Egyptian president Mohammed Morsi said freedom of expression must be used responsibly, in a speech that hinted at looming tensions in the newly-democratic nation.
Mr Morsi, a key figure of Egypt's Muslim Brotherhood, said several times that he was the "first, democratically elected, civilian president of Egypt" and earned applause by asking his audience to "see a new Egypt".
"I never imagined this moment," Mr Morsi told the Clinton Global Initiative in New York. "We really have a new state in Egypt."
That state has faced a chaotic political climate since last year's mass protests brought down Egypt's ageing dictator Hosni Mubarak.
Egypt, now governed by the conservative Muslim Brotherhood, has tussled with military officials and democracy activists over the future of the Arab world's most populous country.
Mr Morsi called for limits on free speech, without providing details, saying the violent protests over an anti-Islam video required "some reflection". The protests have killed dozens of people, including the US ambassador to Libya, since they began last week. "We must acknowledge the importance of freedom of expression," he said. "We must also recognise that such freedom comes with responsibilities, especially when it comes with serious implications for international peace and stability."
His speech at the annual gala of former US president Bill Clinton's foundation followed a Monday night meeting with Mr Clinton's wife, US secretary of state Hillary Clinton, that sought to repair ties that were strained severely after Egyptian demonstrators overran the US embassy in Cairo.
Mr Morsi insisted that all Egyptians enjoyed equal rights after the lecture's moderator - Mr Clinton - asked about the rights of women and the country's large Christian minority.
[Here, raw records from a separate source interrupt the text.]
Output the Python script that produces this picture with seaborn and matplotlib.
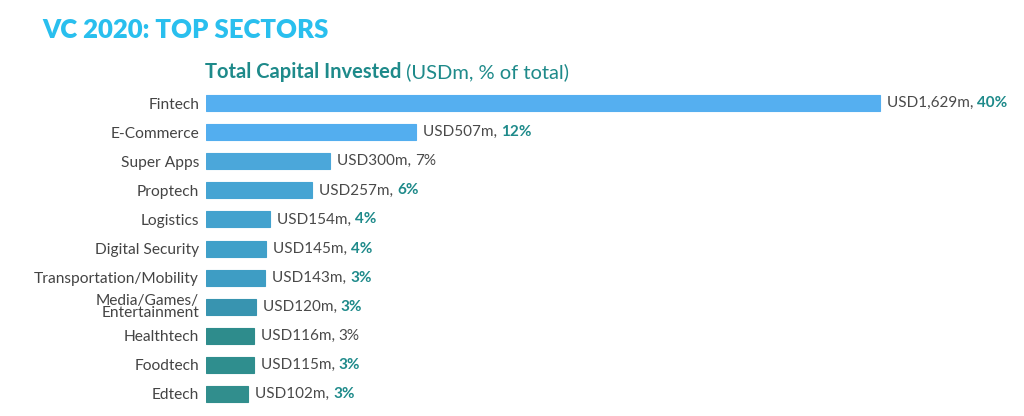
import pandas as pd
import seaborn as sns
import matplotlib.pyplot as plt

# data
sectors = ['Fintech', 'E-Commerce', 'Super Apps', 'Proptech', 'Logistics',
           'Digital Security', 'Transportation/Mobility', 'Media/Games/\nEntertainment',
           'Healthtech', 'Foodtech', 'Edtech']
invested = [1629, 507, 300, 257, 154, 145, 143, 120, 116, 115, 102]
share = [40, 12, 7, 6, 4, 4, 3, 3, 3, 3, 3]
share_highlight = [True, True, False, True, True, True, True, True, False, True, True]
bar_colors = ['#55AFF0', '#53AEEF', '#4BA7DA', '#45A4D3', '#43A2CE', '#40A0C9',
              '#3E9DC4', '#3894B0', '#2E8C8C', '#2F8E8E', '#318E8D']

df = pd.DataFrame({'Sector': sectors, 'USDm': invested})

sns.set_style('white')
plt.rcParams['font.family'] = ['Lato', 'DejaVu Sans']

fig = plt.figure(figsize=(10.24, 4.16), dpi=100)
ax = fig.add_axes([206 / 1024, 0.018, (1010 - 206) / 1024, 0.769])

sns.barplot(data=df, x='USDm', y='Sector', hue='Sector', palette=bar_colors,
            legend=False, width=0.55, orient='h', ax=ax, saturation=1)

# thin darker outline like the original
for p, c in zip(ax.patches, bar_colors):
    p.set_edgecolor(c)
    p.set_linewidth(0.8)

ax.set_xlim(0, 1943)
ax.set_ylim(10.5, -0.5)
ax.set_xlabel('')
ax.set_ylabel('')
ax.set_xticks([])
ax.tick_params(axis='y', length=0, pad=5, labelsize=11.2, labelcolor='#444444')
for lbl in ax.get_yticklabels():
    lbl.set_linespacing(0.8)
sns.despine(ax=ax, left=True, bottom=True)

teal = '#1E8A8A'
for i, (v, s, hl) in enumerate(zip(invested, share, share_highlight)):
    t1 = ax.annotate(f'USD{v:,}m, ', xy=(v, i), xytext=(5, 0), textcoords='offset points',
                     va='center', ha='left', fontsize=11, color='#4a4a4a')
    ax.annotate(f'{s}%', xy=(1, 0.5), xycoords=t1, va='center', ha='left', fontsize=11,
                color=teal if hl else '#4a4a4a', fontweight='bold' if hl else 'normal')

fig.text(42 / 1024, 1 - 30 / 416, 'VC 2020: TOP SECTORS', fontsize=18.5, fontweight='heavy',
         color='#29BFEE', va='center', ha='left')
sub = fig.text(205 / 1024, 1 - 72 / 416, 'Total Capital Invested', fontsize=14.5,
               fontweight='bold', color=teal, va='center', ha='left')
ax.annotate(' (USDm, % of total)', xy=(1, 0.5), xycoords=sub, va='center', ha='left',
            fontsize=14.5, color=teal, annotation_clip=False)

fig.savefig('out.png', dpi=100)
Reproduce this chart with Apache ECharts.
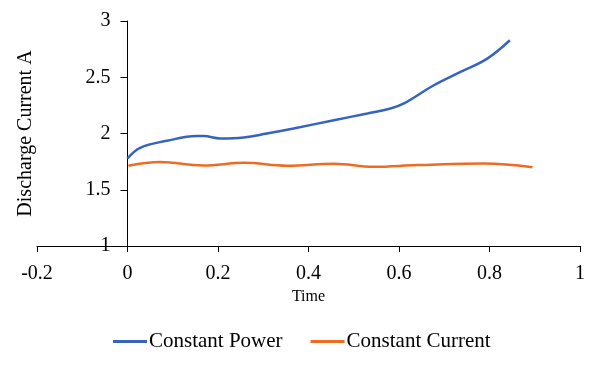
<!DOCTYPE html>
<html><head><meta charset="utf-8">
<script src="https://cdn.jsdelivr.net/npm/echarts@6/dist/echarts.min.js"></script>
<style>html,body{margin:0;padding:0;background:#fff}#c{width:600px;height:365px}</style>
</head><body><div id="c"></div>
<script>
const xTicks = [-0.2, 0, 0.2, 0.4, 0.6, 0.8, 1];
const yTicks = [1, 1.5, 2, 2.5, 3];
const powerT = [0, 0.028, 0.087, 0.153, 0.168, 0.205, 0.257, 0.308, 0.367, 0.456, 0.530, 0.581, 0.611, 0.677, 0.736, 0.795, 0.845];
const powerV = [1.778, 1.873, 1.935, 1.977, 1.977, 1.956, 1.965, 2.0, 2.045, 2.118, 2.178, 2.222, 2.267, 2.429, 2.547, 2.666, 2.829];
const currentT = [0.002, 0.072, 0.168, 0.257, 0.353, 0.456, 0.544, 0.640, 0.788, 0.895];
const currentV = [1.713, 1.746, 1.716, 1.739, 1.713, 1.731, 1.704, 1.719, 1.734, 1.701];
const names = ['Constant Power', 'Constant Current'];

const font = 'Liberation Serif, Times New Roman, serif';
const W = 600, gLeft = 37, gRight = 20;
const xMin = xTicks[0], xMax = xTicks[xTicks.length-1];
// second grid starts where x = 0 lies in the first grid (y-axis crosses at 0)
const zeroLeft = gLeft + (0 - xMin) / (xMax - xMin) * (W - gLeft - gRight);

const chart = echarts.init(document.getElementById('c'));
chart.setOption({
  animation: false,
  textStyle: {fontFamily: font},
  grid: [
    {left: gLeft, right: gRight, top: 21, bottom: 119, containLabel: false, outerBoundsMode: 'none'},
    {left: zeroLeft, right: gRight, top: 21, bottom: 119, containLabel: false, outerBoundsMode: 'none'}
  ],
  legend: {
    top: 331, left: 113, padding: 0, itemWidth: 34, itemHeight: 3, itemGap: 28,
    icon: 'rect',
    textStyle: {fontFamily: font, fontSize: 21, color: '#000', padding: [0,0,0,-3]},
    data: names
  },
  xAxis: [{
    gridIndex: 0, type: 'value', min: xMin, max: xMax, interval: 0.2,
    name: 'Time', nameLocation: 'middle', nameGap: 43,
    nameTextStyle: {fontFamily: font, fontSize: 16, color: '#000'},
    axisLine: {onZero: false, lineStyle: {color: '#000', width: 1}},
    axisTick: {show: true, length: 6, lineStyle: {color: '#000'}},
    axisLabel: {fontFamily: font, fontSize: 20, color: '#000', margin: 18,
      formatter: v => { const r = Math.round(v*10)/10; return String(r); }},
    splitLine: {show: false}
  }, {
    gridIndex: 1, type: 'value', min: 0, max: xMax, show: false
  }],
  yAxis: [{
    gridIndex: 0, type: 'value', min: yTicks[0], max: yTicks[yTicks.length-1], interval: 0.5,
    show: false
  }, {
    gridIndex: 1, type: 'value', min: yTicks[0], max: yTicks[yTicks.length-1], interval: 0.5,
    name: 'Discharge Current A', nameLocation: 'middle', nameGap: 92,
    nameTextStyle: {fontFamily: font, fontSize: 20, color: '#000'},
    axisLine: {show: true, onZero: false, lineStyle: {color: '#000', width: 1}},
    axisTick: {show: true, length: 7, lineStyle: {color: '#000'}},
    axisLabel: {fontFamily: font, fontSize: 20, color: '#000', margin: 17},
    splitLine: {show: false}
  }],
  series: [
    {name: names[0], type: 'line', xAxisIndex: 0, yAxisIndex: 0, smooth: 0.4, showSymbol: false, symbol: 'none',
     lineStyle: {color: '#3563C0', width: 2.5}, itemStyle: {color: '#3563C0'},
     data: powerT.map((t,i) => [t, powerV[i]])},
    {name: names[1], type: 'line', xAxisIndex: 0, yAxisIndex: 0, smooth: 0.4, showSymbol: false, symbol: 'none',
     lineStyle: {color: '#EE6C22', width: 2.5}, itemStyle: {color: '#EE6C22'},
     data: currentT.map((t,i) => [t, currentV[i]])}
  ]
});
</script></body></html>
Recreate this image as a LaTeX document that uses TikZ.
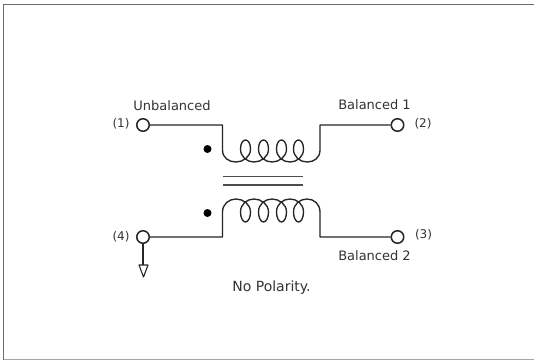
\documentclass[tikz,border=0pt]{standalone}
\usepackage{fontspec}
\setmainfont{DejaVu Sans}
\definecolor{ink}{gray}{0.15}
\definecolor{coreink}{gray}{0.3}
\definecolor{labelink}{gray}{0.2}
\tikzset{
  wire/.style={draw=ink,line width=1.35pt,line join=round},
  corewire/.style={draw=coreink,line width=1.5pt},
  stem/.style={draw=ink,line width=1.1pt,line join=round},
  term/.style={circle,draw=ink,fill=white,line width=1.5pt,minimum size=12.5pt,inner sep=0pt},
  phase/.style={circle,fill=black,minimum size=8pt,inner sep=0pt},
  lab/.style={text=labelink,font=\fontsize{13}{15}\selectfont,inner sep=0pt},
  wide/.style={text=labelink,font=\fontsize{14}{16}\selectfont,inner sep=0pt},
  num/.style={text=labelink,font=\fontsize{12}{14}\selectfont,inner sep=0pt}
}
\begin{document}
\begin{tikzpicture}[x=1pt,y=-1pt]
\useasboundingbox (0,0) rectangle (534,360);
\fill[white] (0,0) rectangle (534,360);
\draw[gray!85!black,line width=1.6pt] (3.5,360) -- (3.5,4.5) -- (534,4.5);
\draw[gray!70,line width=1.4pt] (3.5,359.5) -- (534,359.5);
% terminals
\node[term] (t1) at (143,125) {};
\node[term] (t2) at (397.5,125) {};
\node[term] (t3) at (397.5,237) {};
\node[term] (t4) at (143,237) {};
\coordinate (a) at (222.5,125);
\coordinate (b) at (320,125);
\coordinate (c) at (320,237);
\coordinate (d) at (222.5,237);
% top winding
\draw[wire] (t1) -- (a) -- (222.5,150)
  .. controls (222.5,158) and (229,162) .. (236,162)
  .. controls (243,162) and (250.5,157) .. (250.5,149)
  .. controls (250.5,143) and (248,140) .. (245.5,140)
  .. controls (243,140) and (240.5,143) .. (240.5,149)
  .. controls (240.5,157) and (247,162) .. (254,162)
  .. controls (261,162) and (268.5,157) .. (268.5,149)
  .. controls (268.5,143) and (266,140) .. (263.5,140)
  .. controls (261,140) and (258.5,143) .. (258.5,149)
  .. controls (258.5,157) and (265,162) .. (272,162)
  .. controls (279,162) and (286.5,157) .. (286.5,149)
  .. controls (286.5,143) and (284,140) .. (281.5,140)
  .. controls (279,140) and (276.5,143) .. (276.5,149)
  .. controls (276.5,157) and (283,162) .. (290,162)
  .. controls (297,162) and (303.5,157) .. (303.5,149)
  .. controls (303.5,143) and (301,140) .. (298.5,140)
  .. controls (296,140) and (293.5,143) .. (293.5,149)
  .. controls (293.5,157) and (300,162) .. (307,162)
  .. controls (314,162) and (320,158) .. (320,150)
  -- (b) -- (t2);
% core
\draw[corewire] (223,176.5) -- (303,176.5);
\draw[corewire] (223,185) -- (303,185);
% bottom winding
\draw[wire] (t4) -- (d) -- (222.5,212)
  .. controls (222.5,204) and (229,199) .. (236,199)
  .. controls (243,199) and (250.5,204) .. (250.5,212)
  .. controls (250.5,218) and (248,222) .. (245.5,222)
  .. controls (243,222) and (240.5,218) .. (240.5,212)
  .. controls (240.5,204) and (247,199) .. (254,199)
  .. controls (261,199) and (268.5,204) .. (268.5,212)
  .. controls (268.5,218) and (266,222) .. (263.5,222)
  .. controls (261,222) and (258.5,218) .. (258.5,212)
  .. controls (258.5,204) and (265,199) .. (272,199)
  .. controls (279,199) and (286.5,204) .. (286.5,212)
  .. controls (286.5,218) and (284,222) .. (281.5,222)
  .. controls (279,222) and (276.5,218) .. (276.5,212)
  .. controls (276.5,204) and (283,199) .. (290,199)
  .. controls (297,199) and (303.5,204) .. (303.5,212)
  .. controls (303.5,218) and (301,222) .. (298.5,222)
  .. controls (296,222) and (293.5,218) .. (293.5,212)
  .. controls (293.5,204) and (300,199) .. (307,199)
  .. controls (314,199) and (320,204) .. (320,212)
  -- (c) -- (t3);
% ground
\coordinate (g) at (143,265);
\draw[stem] (t4) -- (g);
\draw[stem] (139,265) -- (148,265) -- (143.5,277) -- cycle;
% dots
\node[phase] (p1) at (207.5,149) {};
\node[phase] (p2) at (207.5,213) {};
% labels
\node[lab] (l1) at (172,106) {Unbalanced};
\node[lab] (l2) at (374.5,105) {Balanced 1};
\node[lab] (l3) at (374.5,256) {Balanced 2};
\node[num] (n1) at (121,124) {(1)};
\node[num] (n2) at (423,124) {(2)};
\node[num] (n3) at (423.5,235) {(3)};
\node[num] (n4) at (121,237) {(4)};
\node[wide] (np) at (271.5,288) {No Polarity.};
\end{tikzpicture}
\end{document}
In the past Mr Morsi has said he does not believe Christians or women can serve as the country's leaders, based on his conservative interpretation of Islam.
He called for a shake-up of global organisations such as the UN, saying they had to be more democratic - a frequent cry of regional powers who resent the UN Security Council's permanent five members - the US, Russia, China, France and Britain. Mr Morsi appeared to single out Syria's backers - Russia and China - and Israel for criticism. "I can't simply watch the blood that is being shed in Syria, or the children starving in Gaza, and claim that our model of global governance works," he said.
Mr Morsi acknowledged the vast challenges his country faced - high unemployment, a crippled infrastructure, sputtering economy and unchecked violence - but said he remained patriotic and faithful. "As an Egyptian I know there is no limit to what humans can accomplish when people come together for a peaceful purpose," he said. "As a Muslim, I know God helps."